The reason I don't think there is any answer to this question that will be very enlightening is this: the use of $\mathcal{B}(\mathbb{R}^+)$ is arbitrary. This $\sigma$-algebra is not used in the definition of the stochastic process, nor in the definition of a martingale. It's just a 'nice' and common $\sigma$-algebra on the positive reals.
If you look at the proof that Brownian motion is jointly measurable you will see that you don't do much work with $\mathbb{R}^+$, most of the argument is done with sets and measurability in the probability space $\Omega$. The relevance of $\mathcal{B}(\mathbb(R)^+)$ is pretty much another way of expressing the continuity of Brownian motion.
So my 'cheating' answer is this: replace $\mathcal{B}(\mathbb{R}^+)$ by some artificially smaller $\sigma$-algebra, such as that generated by intervals of the form $(x,y)$, where $x \in [0, 1]$ and $y \in [2, \infty)$. Then you can show that say, Brownian motion is not jointly measurable with respect to the product of this $\sigma$-algebra and $\mathcal{F}$.

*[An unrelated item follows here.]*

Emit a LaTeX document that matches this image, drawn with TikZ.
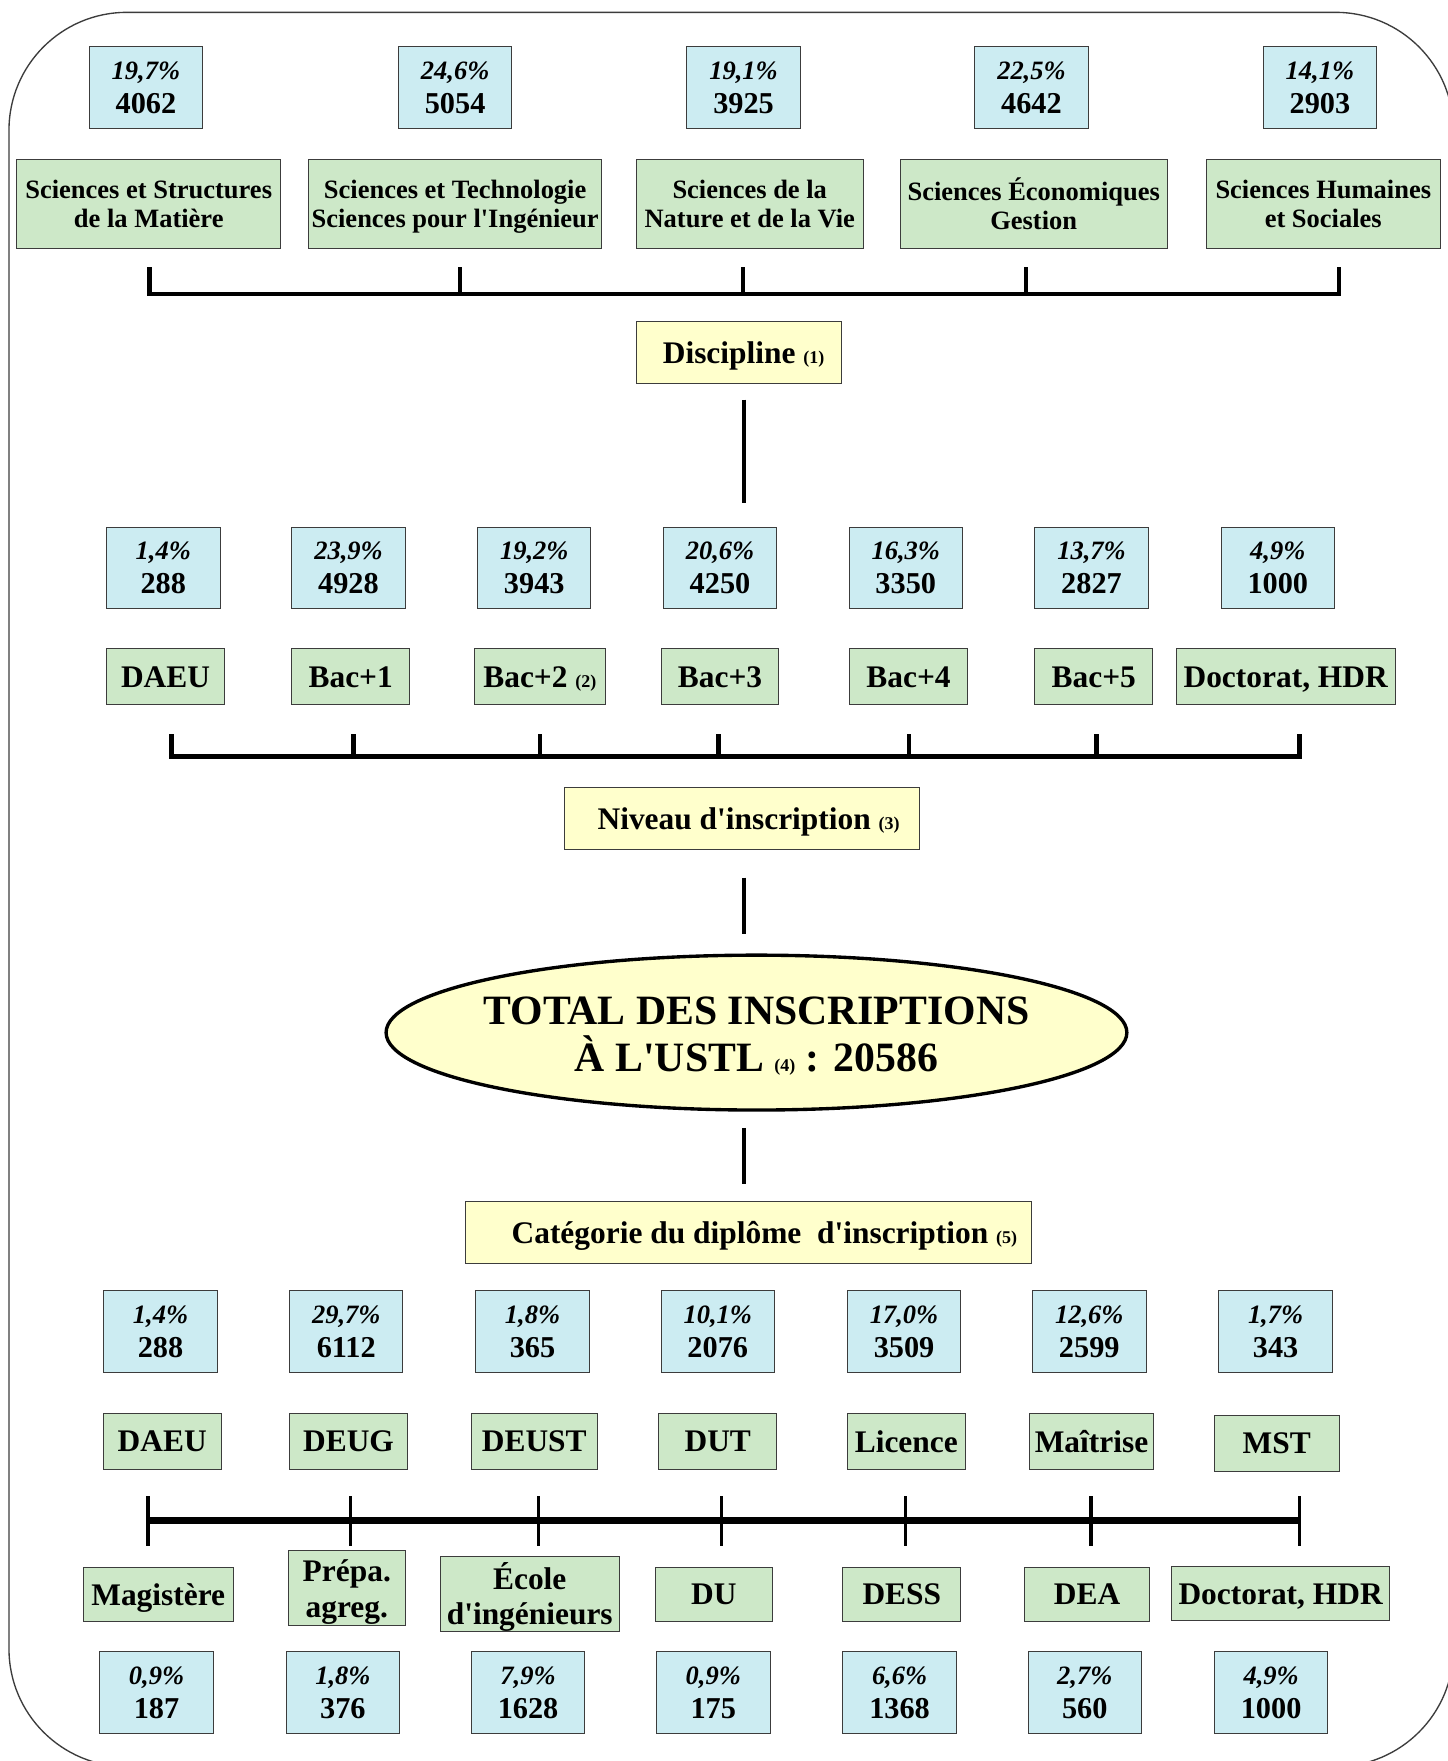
\documentclass[tikz,border=0pt]{standalone}
\usepackage{fontspec}
\setmainfont{Liberation Serif}[Ligatures=TeXOff]
\usetikzlibrary{shapes.geometric}
\definecolor{pctblue}{RGB}{204,236,242}
\definecolor{labgreen}{RGB}{205,232,200}
\definecolor{headyellow}{RGB}{255,255,204}
\definecolor{boxline}{RGB}{60,60,60}
\newcommand{\pct}[1]{{\fontsize{11.8}{15}\selectfont\itshape #1}}
\newcommand{\refnum}[1]{{\fontsize{8}{10}\selectfont #1}}
\tikzset{
  pctbox/.style={rectangle, draw=boxline, fill=pctblue, minimum width=50.5pt, minimum height=36.5pt,
    align=center, inner sep=0pt, font=\fontsize{13.5}{15}\selectfont\bfseries},
  labbox/.style={rectangle, draw=boxline, fill=labgreen, minimum height=25pt, align=center,
    inner sep=1pt, text depth=0pt, font=\fontsize{14}{16}\selectfont\bfseries},
  disbox/.style={labbox, minimum height=39.5pt, font=\fontsize{11.8}{13}\selectfont\bfseries},
  headbox/.style={rectangle, draw=boxline, fill=headyellow, minimum height=27.5pt, text depth=0pt,
    font=\fontsize{14}{16}\selectfont\bfseries},
  bar/.style={line width=2pt},
  link/.style={line width=1.5pt},
}
\begin{document}
\begin{tikzpicture}[x=0.5pt, y=-0.5pt]
        \fill[white] (0,0) rectangle (1290,1569);
        \useasboundingbox (0,0) rectangle (1290,1569);
        \draw[boxline, line width=0.6pt, rounded corners=52.5pt] (8,11) rectangle (1295,1574);

        % Disciplines: counts
        \node (pd1) [pctbox] at (130,78) {\pct{19,7\%}\\4062};
        \node (pd2) [pctbox] at (405.5,78) {\pct{24,6\%}\\5054};
        \node (pd3) [pctbox] at (662.5,78) {\pct{19,1\%}\\3925};
        \node (pd4) [pctbox] at (919,78) {\pct{22,5\%}\\4642};
        \node (pd5) [pctbox] at (1176,78) {\pct{14,1\%}\\2903};

        % Disciplines: names
        \node (d1) [disbox, minimum width=117.5pt] at (132.5,181.5) {Sciences et Structures\\de la Matière};
        \node (d2) [disbox, minimum width=130.5pt] at (405.5,181.5) {Sciences et Technologie\\Sciences pour l'Ingénieur};
        \node (d3) [disbox, minimum width=101pt] at (668,181.5) {Sciences de la\\Nature et de la Vie};
        \node (d4) [disbox, minimum width=119pt] at (921,181.5) {Sciences Économiques\\Gestion};
        \node (d5) [disbox, minimum width=104pt] at (1179,181.5) {Sciences Humaines\\et Sociales};

        % Bracket under the disciplines
        \coordinate (bd1) at (133,238);
        \coordinate (bd2) at (410,238);
        \coordinate (bd3) at (662,238);
        \coordinate (bd4) at (914,238);
        \coordinate (bd5) at (1193,238);
        \draw[bar] (bd1) -- ++(0,24) -| (bd5);
        \draw[bar] (bd2) -- ++(0,24);
        \draw[bar] (bd3) -- ++(0,24);
        \draw[bar] (bd4) -- ++(0,24);

        \node (discipline) [headbox, minimum width=91.5pt] at (658.5,314) {\hspace*{4pt}Discipline \refnum{(1)}};

        \coordinate (v1a) at (663,356);
        \coordinate (v1b) at (663,448);
        \draw[link] (v1a) -- (v1b);

        % Levels: counts
        \node (pl1) [pctbox] at (145.5,506) {\pct{1,4\%}\\288};
        \node (pl2) [pctbox] at (310.5,506) {\pct{23,9\%}\\4928};
        \node (pl3) [pctbox] at (476,506) {\pct{19,2\%}\\3943};
        \node (pl4) [pctbox] at (641.5,506) {\pct{20,6\%}\\4250};
        \node (pl5) [pctbox] at (807,506) {\pct{16,3\%}\\3350};
        \node (pl6) [pctbox] at (972.5,506) {\pct{13,7\%}\\2827};
        \node (pl7) [pctbox] at (1138.5,506) {\pct{4,9\%}\\1000};

        % Levels: names
        \node (l1) [labbox, minimum width=52.5pt] at (147.5,603) {DAEU};
        \node (l2) [labbox, minimum width=52.5pt] at (312.5,603) {Bac+1};
        \node (l3) [labbox, minimum width=58pt] at (481,603) {Bac+2 \refnum{(2)}};
        \node (l4) [labbox, minimum width=52.5pt] at (641.5,603) {Bac+3};
        \node (l5) [labbox, minimum width=52.5pt] at (809.5,603) {Bac+4};
        \node (l6) [labbox, minimum width=52.5pt] at (974.5,603) {Bac+5};
        \node (l7) [labbox, minimum width=97.5pt] at (1145.5,603) {Doctorat, HDR};

        % Bracket under the levels
        \coordinate (bl1) at (153,654);
        \coordinate (bl2) at (315,654);
        \coordinate (bl3) at (481,654);
        \coordinate (bl4) at (640,654);
        \coordinate (bl5) at (810,654);
        \coordinate (bl6) at (977,654);
        \coordinate (bl7) at (1158,654);
        \draw[bar] (bl1) -- ++(0,20) -| (bl7);
        \draw[bar] (bl2) -- ++(0,20);
        \draw[bar] (bl3) -- ++(0,20);
        \draw[bar] (bl4) -- ++(0,20);
        \draw[bar] (bl5) -- ++(0,20);
        \draw[bar] (bl6) -- ++(0,20);

        \node (niveau) [headbox, minimum width=158pt] at (661,729) {\hspace*{6pt}Niveau d'inscription \refnum{(3)}};

        \coordinate (v2a) at (663,782);
        \coordinate (v2b) at (663,832);
        \draw[link] (v2a) -- (v2b);

        % Total
        \node (total) [ellipse, draw=black, line width=1.5pt, fill=headyellow, minimum width=330pt,
          minimum height=69pt, inner sep=0pt] at (674,920) {};
        \node (totaltext) [align=center, font=\fontsize{18.6}{21}\selectfont\bfseries]
          at ([yshift=-1.5pt]total.center) {TOTAL DES INSCRIPTIONS\\À L'USTL \refnum{(4)} : 20586};

        \coordinate (v3a) at (663,1005);
        \coordinate (v3b) at (663,1055);
        \draw[link] (v3a) -- (v3b);

        \node (categorie) [headbox, minimum width=252pt] at (667,1098) {\hspace*{14pt}Catégorie du diplôme\ \ d'inscription \refnum{(5)}};

        % Categories: counts
        \node (pc1) [pctbox] at (143,1186.5) {\pct{1,4\%}\\288};
        \node (pc2) [pctbox] at (308.5,1186.5) {\pct{29,7\%}\\6112};
        \node (pc3) [pctbox] at (474.5,1186.5) {\pct{1,8\%}\\365};
        \node (pc4) [pctbox] at (639.5,1186.5) {\pct{10,1\%}\\2076};
        \node (pc5) [pctbox] at (805.5,1186.5) {\pct{17,0\%}\\3509};
        \node (pc6) [pctbox] at (970.5,1186.5) {\pct{12,6\%}\\2599};
        \node (pc7) [pctbox] at (1136.5,1186.5) {\pct{1,7\%}\\343};

        % Categories: names (upper row)
        \node (c1) [labbox, minimum width=52.5pt] at (144.5,1284) {DAEU};
        \node (c2) [labbox, minimum width=52.5pt] at (310.5,1284) {DEUG};
        \node (c3) [labbox, minimum width=56pt] at (476,1284) {DEUST};
        \node (c4) [labbox, minimum width=52.5pt] at (639.5,1284) {DUT};
        \node (c5) [labbox, minimum width=52.5pt] at (807.5,1284) {Licence};
        \node (c6) [labbox, minimum width=55.5pt] at (972.5,1284) {Maîtrise};
        \node (c7) [labbox, minimum width=55.5pt] at (1137.5,1286) {MST};

        % Bracket between the two rows
        \coordinate (bc1) at (132,1333);
        \coordinate (bc2) at (312,1333);
        \coordinate (bc3) at (480,1333);
        \coordinate (bc4) at (643,1333);
        \coordinate (bc5) at (807,1333);
        \coordinate (bc6) at (972,1333);
        \coordinate (bc7) at (1158,1333);
        \draw[line width=3pt] ([yshift=-11pt]bc1) -- ([yshift=-11pt]bc7);
        \draw[link] (bc1) -- ++(0,44);
        \draw[link] (bc2) -- ++(0,44);
        \draw[link] (bc3) -- ++(0,44);
        \draw[link] (bc4) -- ++(0,44);
        \draw[link] (bc5) -- ++(0,44);
        \draw[link] (bc6) -- ++(0,44);
        \draw[link] (bc7) -- ++(0,44);

        % Categories: names (lower row)
        \node (c8) [labbox, minimum width=67pt, minimum height=24pt] at (141,1420.5) {Magistère};
        \node (c9) [labbox, minimum width=52pt, minimum height=33.5pt, font=\fontsize{14}{16}\selectfont\bfseries] at (309,1415) {Prépa.\\agreg.};
        \node (c10) [labbox, minimum width=80pt, minimum height=33.5pt, font=\fontsize{14}{15.5}\selectfont\bfseries] at (472,1420) {École\\d'ingénieurs};
        \node (c11) [labbox, minimum width=52pt, minimum height=24pt] at (636,1420.5) {DU};
        \node (c12) [labbox, minimum width=52.5pt, minimum height=24pt] at (803.5,1420.5) {DESS};
        \node (c13) [labbox, minimum width=55.5pt, minimum height=24pt] at (968.5,1420.5) {DEA};
        \node (c14) [labbox, minimum width=97pt, minimum height=24pt] at (1141,1420) {Doctorat, HDR};

        % Categories: counts (lower row)
        \node (pb1) [pctbox] at (139.5,1508) {\pct{0,9\%}\\187};
        \node (pb2) [pctbox] at (305.5,1508) {\pct{1,8\%}\\376};
        \node (pb3) [pctbox] at (470.5,1508) {\pct{7,9\%}\\1628};
        \node (pb4) [pctbox] at (635.5,1508) {\pct{0,9\%}\\175};
        \node (pb5) [pctbox] at (801.5,1508) {\pct{6,6\%}\\1368};
        \node (pb6) [pctbox] at (966.5,1508) {\pct{2,7\%}\\560};
        \node (pb7) [pctbox] at (1132.5,1508) {\pct{4,9\%}\\1000};

    \end{tikzpicture}
\end{document}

Obviously this is quite unsatisfactory, especially if you have been searching for clever tricks to answer your question 'properly'. But I would argue that any proper answer is just going to be doing the same thing I have done here: using one $\sigma$-algebra in the definition of jointly measurable, thereby claiming that it is of natural importance in the definition of stochastic processes, and then using a set not in this $\sigma$-algebra in the definition of your process, contradicting the claim that it was natural. This is what your non-martingale non-jointly measurable process does.